By Arshad Alam, New Age Islam
16 August 2017
As a community, Muslims in India have always been burdened to prove their loyalty to the country. They are repeatedly asked to take tests of nationalism and patriotism in order to prove their love for the country. Whether it is cricket match against Pakistan or the matter of singing the national song, accusatory fingers have always been cast on Muslims, reminding them that as a community, they will always have to go through this test of loyalty.
Forget about the ordinary Muslims, even the outgoing Vice President, Hamid Ansari, was roundly criticised by the government for his assessment that India Muslims were feeling very edgy with the new government in power. He was asked to go where he felt comfortable: which meant that he was being told to migrate to a Muslim majority country. Coming from an illustrious family which was part of the national movement and himself having served the country for long, such a parting shot would continue to singe the outgoing VP for years to come. And yet one is painfully aware that such a treatment of Muslims in India is not the first nor even it is going to be the last.
They are community caught in a perpetual loyalty test. Seventy years after Muslims decided to choose this country as theirs, they still have to give these periodic loyalty tests. No other community in India has to go through this demand to display their patriotism publically. No other community can understand what it means to be a Muslim today in India. To reduce this just to the current government would be an exercise in simplification.
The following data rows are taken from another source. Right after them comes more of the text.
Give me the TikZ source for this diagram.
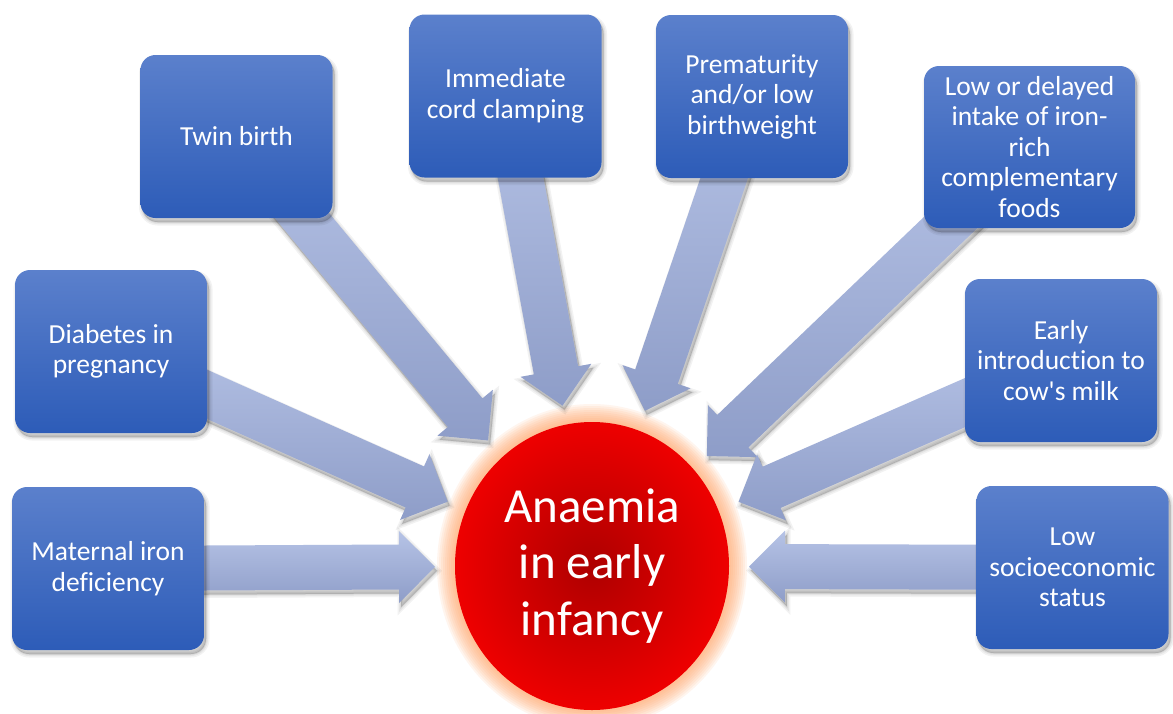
\documentclass[tikz,border=0pt]{standalone}
\usepackage{fontspec}
\setmainfont{Carlito}[Ligatures=NoCommon]
\usetikzlibrary{calc,shapes.geometric}
\definecolor{boxtop}{HTML}{5B80CC}
\definecolor{boxbot}{HTML}{2D5CB8}
\definecolor{arrtop}{HTML}{B6C3E6}
\definecolor{arrbot}{HTML}{8E9DC8}
\definecolor{redin}{HTML}{AE0000}
\definecolor{redout}{HTML}{EE0000}
\definecolor{glowc}{HTML}{FFA466}
\tikzset{
  softshadow/.style={
    preaction={fill=black, fill opacity=0.05, draw=black, draw opacity=0.05, line width=7pt, transform canvas={shift={(2,4)}}},
    preaction={fill=black, fill opacity=0.05, draw=black, draw opacity=0.05, line width=4pt, transform canvas={shift={(2,4)}}},
    preaction={fill=black, fill opacity=0.07, draw=black, draw opacity=0.07, line width=1.5pt, transform canvas={shift={(2,4)}}}},
  factor/.style={softshadow, rounded corners=15pt, top color=boxtop, bottom color=boxbot,
    text=white, align=center, font=\fontsize{27.5}{30.5}\selectfont,
    minimum width=192pt, minimum height=163pt, inner sep=2pt},
  bigarrow/.style={softshadow, top color=arrtop, bottom color=arrbot},
  centre/.style={ellipse, minimum width=274pt, minimum height=288pt, inner sep=0pt,
    inner color=redin, outer color=redout, text=white, align=center,
    font=\fontsize{49}{56.5}\selectfont}
}
\newcommand\blockarrow[2]{%
  \coordinate (bt) at ($(c.center)!#2pt!(#1)$);
  \coordinate (bh) at ($(bt)!36pt!(#1)$);
  \path[bigarrow] ($(#1)!22.5pt!90:(bt)$) -- ($(bh)!22.5pt!-90:(#1)$)
    -- ($(bh)!36pt!-90:(#1)$) -- (bt) -- ($(bh)!36pt!90:(#1)$)
    -- ($(bh)!22.5pt!90:(#1)$) -- ($(#1)!22.5pt!-90:(bt)$) -- cycle;
}
\begin{document}
\begin{tikzpicture}[x=1pt,y=-1pt]
\fill[white] (0,0) rectangle (1173,713);
\useasboundingbox (0,0) rectangle (1173,713);
% box positions
\coordinate (mat) at (108,568.5);
\coordinate (dia) at (111,351.5);
\coordinate (twin) at (236.5,136.5);
\coordinate (imm) at (505.5,96);
\coordinate (pre) at (752,96.5);
\coordinate (low) at (1029.5,147);
\coordinate (ear) at (1061,360.5);
\coordinate (soc) at (1072.5,567.5);
% centre with glow
\coordinate (cc) at (592,566);
\foreach \r in {18,16,...,2}
  \fill[glowc, opacity=0.11] (cc) ellipse [x radius={137pt+\r pt}, y radius={144pt+\r pt}];
\node[centre] (c) at (cc) {Anaemia\\in early\\infancy};
% arrows
\blockarrow{mat}{157}
\blockarrow{dia}{158}
\blockarrow{twin}{163}
\blockarrow{imm}{163}
\blockarrow{pre}{164}
\blockarrow{low}{159}
\blockarrow{ear}{160}
\blockarrow{soc}{157}
% boxes
\node[factor] (matbox) at (mat) {Maternal iron\\deficiency};
\node[factor] (diabox) at (dia) {Diabetes in\\pregnancy};
\node[factor] (twinbox) at (twin) {Twin birth};
\node[factor] (immbox) at (imm) {Immediate\\cord clamping};
\node[factor] (prebox) at (pre) {Prematurity\\and/or low\\birthweight};
\node[factor, minimum width=211pt, minimum height=162pt] (lowbox) at (low) {Low or delayed\\intake of iron-\\rich\\complementary\\foods};
\node[factor] (earbox) at (ear) {Early\\introduction to\\cow\textquotesingle s milk};
\node[factor] (socbox) at (soc) {Low\\socioeconomic\\status};
\end{tikzpicture}
\end{document}
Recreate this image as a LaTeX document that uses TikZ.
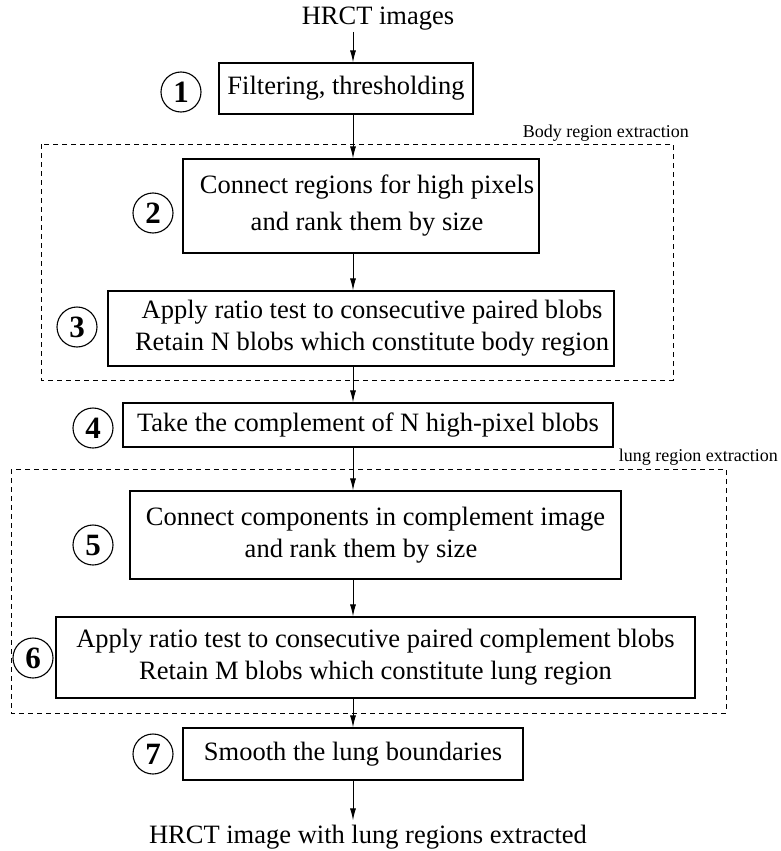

Muslims have always had to tread a fine line due to their identity and have been punished at times for even speaking their mind. There is a way of ‘looking’ at the Muslims in the country and that way has been decades in the making. Singling a political party for the affairs on Muslims today is crass simplification and an attempt not to go into deeper introspection. Not just parties, but Muslim leaders also are to be blamed for such a state of affairs.
Madrasas have been treated as belonging to a dark sphere in Indian society. Part of the problem, of course, is with the madrasa authorities who have deliberately kept the madrasas out of any scrutiny because they have to protect their financial needs. But the bigger problem lies with successive governments who have refused to modernise madrasas and have treated the population therein as a captive vote-bank. In their desire not to interfere in their curriculum and functioning of madrasas, they have perpetuated social, economic and intellectual backwardness amongst Muslims. It is not surprising therefore that despite their existence in the Indian subcontinent for centuries, there is very little that is known about them especially by those who are in power today and who do not happen to be Muslims. The BJP has been born out of a warped understanding about Muslims. For them, the Muslims are the internal enemy: a minority which remains perpetually maladjusted due to their religion. The fact remains that their ideologue Savarkar always suspected the Muslims for their allegiance to the country because Muslims Punyabhumi (holy land) and Matribhumi (motherland) were not the same. Islam in India, despite centuries of presence, was to be treated as an eternally foreign religion.
But other so called progressive political parties are no better. During its heyday in Bengal, the then Chief Minister Buddhadeb Bhattacharjee termed the madrasas in Bengal as breeding grounds of terrorism. The fact remains that Muslims and their madrasas have been anything but anti-national. During the freedom struggle, they were at the forefront of the struggle against the British. The role of Deoband in cementing the tie up with Congress Party cannot be discounted. In the process, they brought scores of Muslims within the ambit of the freedom movement. Deoband must be taken to task for other problems which it has beset the community with; chief being its conservative interpretation of religion, but then there were many such conservative forces amongst the Hindu community also. Why blame Deoband alone?
It is not that those in power do not know the history of Deoband. They very well do and it is recorded in the annals of history. Then why is it that they are singling out madrasas to exhibit their patriotism? It was another matter if the UP government had sent a common circular to all government aided institutions. But what we have is the specific targeting of a community to force them to prove their patriotism. Such a move can only be a product of gross suspicion and abhorrence of a community. It is logical to ask whether the Uttar Pradesh government can carry on with its daily business despite harbouring deep suspicions about a large number of its minority population. The problem is that they have reaped benefits through such a politics of hate and suspicion and there is no reason why they are going to abandon it soon after coming to power. It was the anti-Muslim which brought them to power in Uttar Pradesh in the first place. Showing them their proper place is not just an outcome of suspicion; it is also a message to the Hindus who voted them to power that they are putting the Muslims in their proper place by humiliating them.
The Hindu Right is in a win-win situation. If the Muslims reject the move to sign the national anthem as an imposition, then they will be castigated as traitors. If they decide to sing it, then the Hindu Right will claim that that have taught the Muslims a lesson and shown their proper place. In both these situations, the die is cast in favour of the Hindu Right. The Muslims must devise a strategy not to fall into such a trap. From some of the reactions which have come from the Muslim clergy, one can only say that they have willingly walked into that trap.